NOTTINGHAM, England // Praveen Kumar and his fellow pacemen bowled India straight back into the series against England on Friday, as Test cricket's two leading sides continued to live up to the hype at Trent Bridge.
Praveen followed his five-wicket haul in the opening match with three more here, during a fine display of swing bowling under leaden skies in the English Midlands.
After thousands of people were locked out before a dramatic final day in the opening Test at Lord's, Kevin Pietersen, the England batsman, said it was starting to feel like the 2005 Ashes all over again.
"It makes you feel as if what you are doing is important," Andrew Strauss, England's captain, added before the start of this Test.
Comparisons with 2005 are setting the bar high. England's first success over Australia in 18 years back then was feted as one of the best series in Test cricket history.
But this meeting of the world's No 1 side, this time India, and the pretenders, has every chance of matching it, judging by the first six days of the series.
The central character in the 2005 Ashes was a lofty, fair-haired all-rounder who made a string of breezy half-centuries while on the counter-attack. The same thing is happening again here. Where Andrew Flintoff starred back then, Stuart Broad is following now.
Broad said in his newspaper column after the first Test that he had never bowled better for England than he had in taking seven wickets in the match at Lord's.
He followed that up yesterday with surely the most important innings he has played to date for his country. His knock of 64 was punctuated by the type of unrestrained hitting for which Flintoff was so loved.

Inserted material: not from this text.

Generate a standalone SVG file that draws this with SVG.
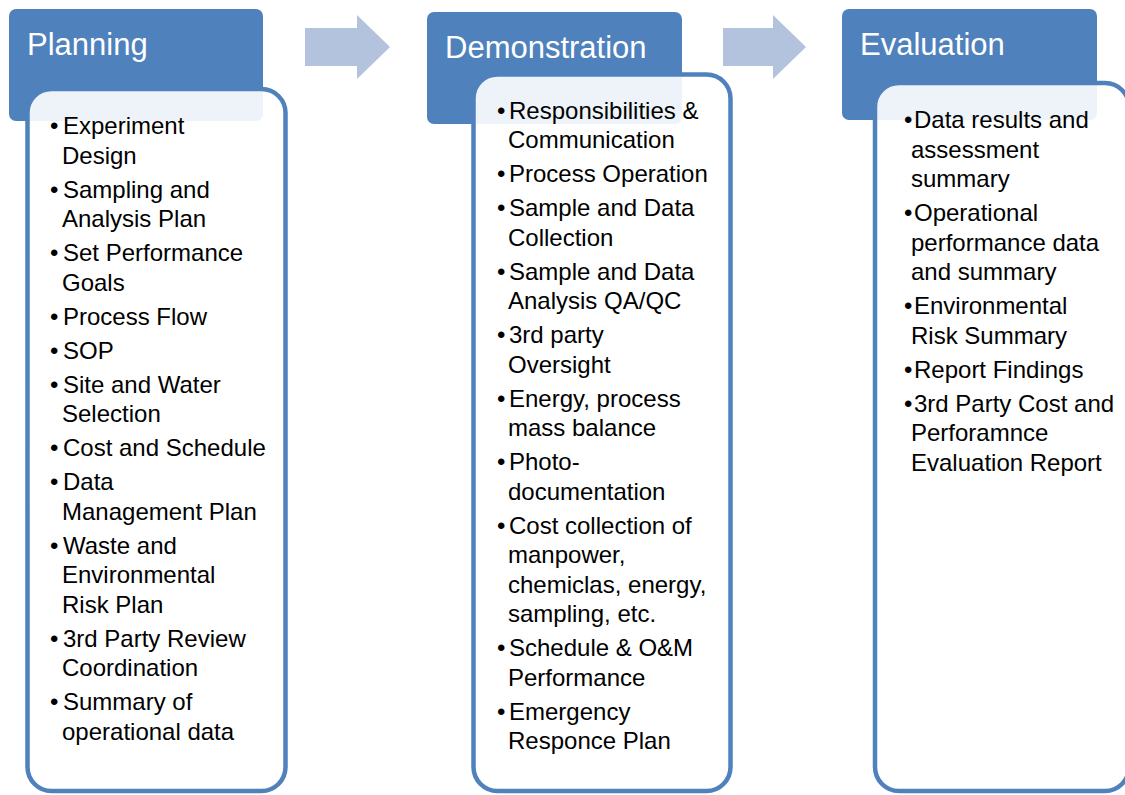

It was as vital as it was attractive. England were 117 for seven when he arrived at the wicket, and soon to be 124 for eight when Ian Bell was caught at the wicket shortly after.
Test matches are rarely won by a side who make less than 150 in the first innings of the game, but the home side appeared to be struggling to make that much at that point. Then Broad blazed away and, aided by a capable partner in Graeme Swann, lifted England all the way up to 221.
Some people had ruled India out of this match as soon as they lost Zaheer Khan, their bowling spearhead, because of a hamstring injury during the first Test.
Yet world champions are not usually one-trick ponies, and in Praveen, Ishant Sharma and Shanthakumaran Sreesanth, they had a pace battery well suited to the swinging conditions.
This ground has a history of bringing out the worst in these two sides. When they met here four years ago, the match was overshadowed by one spat over jelly beans, and another over the overly-hostile Sreesanth's use of bouncers and beamers.
It is said that India cross their fingers and hope for the best when Sreesanth plays.
His best is usually pretty good, as he showed in removing Jonathan Trott, Pietersen and Matt Prior, England's three batting heroes from Lord's, cheaply here.
But he could not get through it without showing his combustible side, either. His attempts at intimidation, in particular in trying to sledge Broad while giving away around a foot in height to him, were meek at best.
He also brought attention to himself when he threw the ball up in apparent celebration of a caught and bowled off Bell, then made out like it was a joke when it became clear it had bounced before he took it.
He ruined the punchline by running off chasing after the ball, and everyone else, including the batsman - the umpires and his own teammates - just watched on incredulous, waiting for the scene to play itself out.